STORED DATA:
#####
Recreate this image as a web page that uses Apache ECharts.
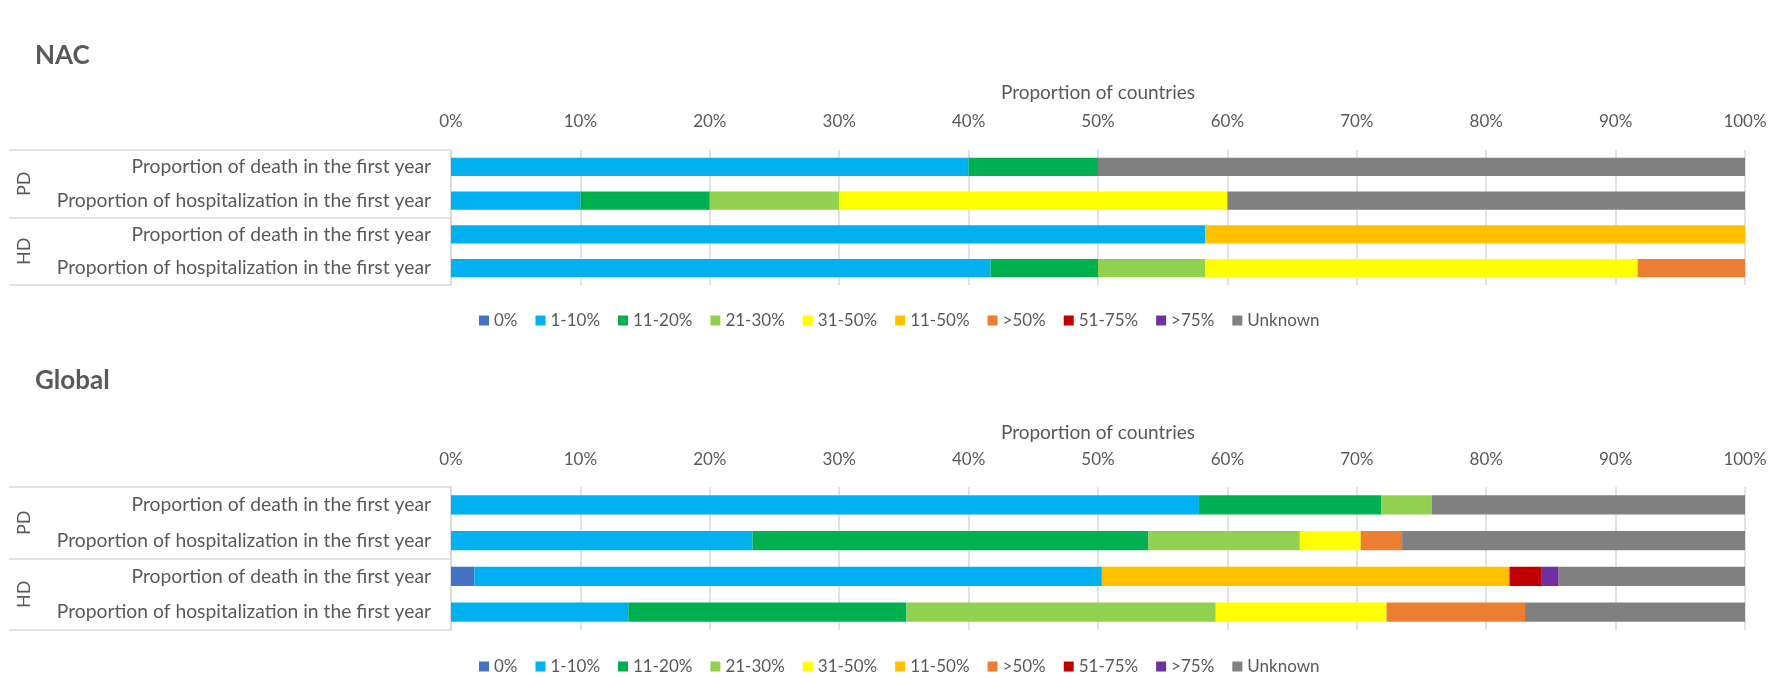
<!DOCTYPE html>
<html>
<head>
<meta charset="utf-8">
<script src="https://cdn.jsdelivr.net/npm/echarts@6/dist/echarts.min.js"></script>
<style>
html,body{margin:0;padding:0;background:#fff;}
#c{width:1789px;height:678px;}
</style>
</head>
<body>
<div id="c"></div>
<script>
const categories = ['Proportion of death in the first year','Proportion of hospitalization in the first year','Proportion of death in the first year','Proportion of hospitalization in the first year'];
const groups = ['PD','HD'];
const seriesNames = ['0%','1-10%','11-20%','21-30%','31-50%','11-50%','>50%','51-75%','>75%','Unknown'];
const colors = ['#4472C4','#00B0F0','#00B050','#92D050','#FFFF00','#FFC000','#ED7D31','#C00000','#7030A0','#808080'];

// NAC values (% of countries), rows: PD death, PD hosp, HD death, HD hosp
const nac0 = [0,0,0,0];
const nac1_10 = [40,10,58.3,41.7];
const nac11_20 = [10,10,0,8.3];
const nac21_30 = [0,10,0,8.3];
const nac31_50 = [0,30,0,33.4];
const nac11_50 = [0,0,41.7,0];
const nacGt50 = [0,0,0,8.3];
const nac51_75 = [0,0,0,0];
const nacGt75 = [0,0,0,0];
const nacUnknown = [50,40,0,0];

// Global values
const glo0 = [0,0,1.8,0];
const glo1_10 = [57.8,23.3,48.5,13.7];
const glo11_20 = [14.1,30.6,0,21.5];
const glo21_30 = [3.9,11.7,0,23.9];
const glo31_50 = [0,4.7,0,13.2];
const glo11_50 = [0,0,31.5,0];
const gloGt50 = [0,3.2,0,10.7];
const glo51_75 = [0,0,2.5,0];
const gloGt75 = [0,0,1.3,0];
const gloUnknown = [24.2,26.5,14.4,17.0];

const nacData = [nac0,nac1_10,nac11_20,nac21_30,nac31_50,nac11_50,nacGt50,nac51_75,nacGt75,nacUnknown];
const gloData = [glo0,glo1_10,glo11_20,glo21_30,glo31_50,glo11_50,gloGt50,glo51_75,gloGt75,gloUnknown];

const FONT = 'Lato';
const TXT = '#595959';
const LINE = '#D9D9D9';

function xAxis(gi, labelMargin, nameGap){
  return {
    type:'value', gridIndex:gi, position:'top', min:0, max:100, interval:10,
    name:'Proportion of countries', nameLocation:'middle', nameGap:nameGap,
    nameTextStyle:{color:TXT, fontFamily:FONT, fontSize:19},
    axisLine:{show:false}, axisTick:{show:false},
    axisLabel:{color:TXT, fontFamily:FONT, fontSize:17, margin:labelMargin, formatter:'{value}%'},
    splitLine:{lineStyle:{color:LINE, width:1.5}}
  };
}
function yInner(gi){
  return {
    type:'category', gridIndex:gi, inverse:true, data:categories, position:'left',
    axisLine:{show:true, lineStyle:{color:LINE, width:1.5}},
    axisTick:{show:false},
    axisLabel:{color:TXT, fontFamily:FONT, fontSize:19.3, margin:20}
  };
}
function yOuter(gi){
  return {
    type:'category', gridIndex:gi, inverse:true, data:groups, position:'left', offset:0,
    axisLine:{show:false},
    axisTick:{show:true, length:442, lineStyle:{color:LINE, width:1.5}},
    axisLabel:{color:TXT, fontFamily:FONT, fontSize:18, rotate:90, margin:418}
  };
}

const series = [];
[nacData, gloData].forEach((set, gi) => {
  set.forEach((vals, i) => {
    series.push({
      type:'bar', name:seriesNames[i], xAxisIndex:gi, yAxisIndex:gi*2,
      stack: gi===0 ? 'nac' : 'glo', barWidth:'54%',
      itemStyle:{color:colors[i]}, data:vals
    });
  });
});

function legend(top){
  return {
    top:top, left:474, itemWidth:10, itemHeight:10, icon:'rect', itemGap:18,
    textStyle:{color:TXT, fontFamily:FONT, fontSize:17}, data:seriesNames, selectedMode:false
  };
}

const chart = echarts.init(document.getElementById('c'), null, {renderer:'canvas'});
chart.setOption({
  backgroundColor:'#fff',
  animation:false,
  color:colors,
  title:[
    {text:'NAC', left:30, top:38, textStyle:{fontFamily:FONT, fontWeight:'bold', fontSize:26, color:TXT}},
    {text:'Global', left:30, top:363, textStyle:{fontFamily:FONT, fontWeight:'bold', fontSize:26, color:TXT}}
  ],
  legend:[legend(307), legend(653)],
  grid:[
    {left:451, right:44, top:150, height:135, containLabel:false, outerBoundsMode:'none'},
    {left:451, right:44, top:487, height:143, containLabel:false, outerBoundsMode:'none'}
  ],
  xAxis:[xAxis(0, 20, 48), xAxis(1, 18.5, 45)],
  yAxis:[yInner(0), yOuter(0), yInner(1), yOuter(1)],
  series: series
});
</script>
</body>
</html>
#####
Copy out every line of the material above exactly, skipping the pictures.

WORKED SOLUTION:
Recreate this image as a web page that uses Apache ECharts.
<!DOCTYPE html>
<html>
<head>
<meta charset="utf-8">
<script src="https://cdn.jsdelivr.net/npm/echarts@6/dist/echarts.min.js"></script>
<style>
html,body{margin:0;padding:0;background:#fff;}
#c{width:1789px;height:678px;}
</style>
</head>
<body>
<div id="c"></div>
<script>
const categories = ['Proportion of death in the first year','Proportion of hospitalization in the first year','Proportion of death in the first year','Proportion of hospitalization in the first year'];
const groups = ['PD','HD'];
const seriesNames = ['0%','1-10%','11-20%','21-30%','31-50%','11-50%','>50%','51-75%','>75%','Unknown'];
const colors = ['#4472C4','#00B0F0','#00B050','#92D050','#FFFF00','#FFC000','#ED7D31','#C00000','#7030A0','#808080'];

// NAC values (% of countries), rows: PD death, PD hosp, HD death, HD hosp
const nac0 = [0,0,0,0];
const nac1_10 = [40,10,58.3,41.7];
const nac11_20 = [10,10,0,8.3];
const nac21_30 = [0,10,0,8.3];
const nac31_50 = [0,30,0,33.4];
const nac11_50 = [0,0,41.7,0];
const nacGt50 = [0,0,0,8.3];
const nac51_75 = [0,0,0,0];
const nacGt75 = [0,0,0,0];
const nacUnknown = [50,40,0,0];

// Global values
const glo0 = [0,0,1.8,0];
const glo1_10 = [57.8,23.3,48.5,13.7];
const glo11_20 = [14.1,30.6,0,21.5];
const glo21_30 = [3.9,11.7,0,23.9];
const glo31_50 = [0,4.7,0,13.2];
const glo11_50 = [0,0,31.5,0];
const gloGt50 = [0,3.2,0,10.7];
const glo51_75 = [0,0,2.5,0];
const gloGt75 = [0,0,1.3,0];
const gloUnknown = [24.2,26.5,14.4,17.0];

const nacData = [nac0,nac1_10,nac11_20,nac21_30,nac31_50,nac11_50,nacGt50,nac51_75,nacGt75,nacUnknown];
const gloData = [glo0,glo1_10,glo11_20,glo21_30,glo31_50,glo11_50,gloGt50,glo51_75,gloGt75,gloUnknown];

const FONT = 'Lato';
const TXT = '#595959';
const LINE = '#D9D9D9';

function xAxis(gi, labelMargin, nameGap){
  return {
    type:'value', gridIndex:gi, position:'top', min:0, max:100, interval:10,
    name:'Proportion of countries', nameLocation:'middle', nameGap:nameGap,
    nameTextStyle:{color:TXT, fontFamily:FONT, fontSize:19},
    axisLine:{show:false}, axisTick:{show:false},
    axisLabel:{color:TXT, fontFamily:FONT, fontSize:17, margin:labelMargin, formatter:'{value}%'},
    splitLine:{lineStyle:{color:LINE, width:1.5}}
  };
}
function yInner(gi){
  return {
    type:'category', gridIndex:gi, inverse:true, data:categories, position:'left',
    axisLine:{show:true, lineStyle:{color:LINE, width:1.5}},
    axisTick:{show:false},
    axisLabel:{color:TXT, fontFamily:FONT, fontSize:19.3, margin:20}
  };
}
function yOuter(gi){
  return {
    type:'category', gridIndex:gi, inverse:true, data:groups, position:'left', offset:0,
    axisLine:{show:false},
    axisTick:{show:true, length:442, lineStyle:{color:LINE, width:1.5}},
    axisLabel:{color:TXT, fontFamily:FONT, fontSize:18, rotate:90, margin:418}
  };
}

const series = [];
[nacData, gloData].forEach((set, gi) => {
  set.forEach((vals, i) => {
    series.push({
      type:'bar', name:seriesNames[i], xAxisIndex:gi, yAxisIndex:gi*2,
      stack: gi===0 ? 'nac' : 'glo', barWidth:'54%',
      itemStyle:{color:colors[i]}, data:vals
    });
  });
});

function legend(top){
  return {
    top:top, left:474, itemWidth:10, itemHeight:10, icon:'rect', itemGap:18,
    textStyle:{color:TXT, fontFamily:FONT, fontSize:17}, data:seriesNames, selectedMode:false
  };
}

const chart = echarts.init(document.getElementById('c'), null, {renderer:'canvas'});
chart.setOption({
  backgroundColor:'#fff',
  animation:false,
  color:colors,
  title:[
    {text:'NAC', left:30, top:38, textStyle:{fontFamily:FONT, fontWeight:'bold', fontSize:26, color:TXT}},
    {text:'Global', left:30, top:363, textStyle:{fontFamily:FONT, fontWeight:'bold', fontSize:26, color:TXT}}
  ],
  legend:[legend(307), legend(653)],
  grid:[
    {left:451, right:44, top:150, height:135, containLabel:false, outerBoundsMode:'none'},
    {left:451, right:44, top:487, height:143, containLabel:false, outerBoundsMode:'none'}
  ],
  xAxis:[xAxis(0, 20, 48), xAxis(1, 18.5, 45)],
  yAxis:[yInner(0), yOuter(0), yInner(1), yOuter(1)],
  series: series
});
</script>
</body>
</html>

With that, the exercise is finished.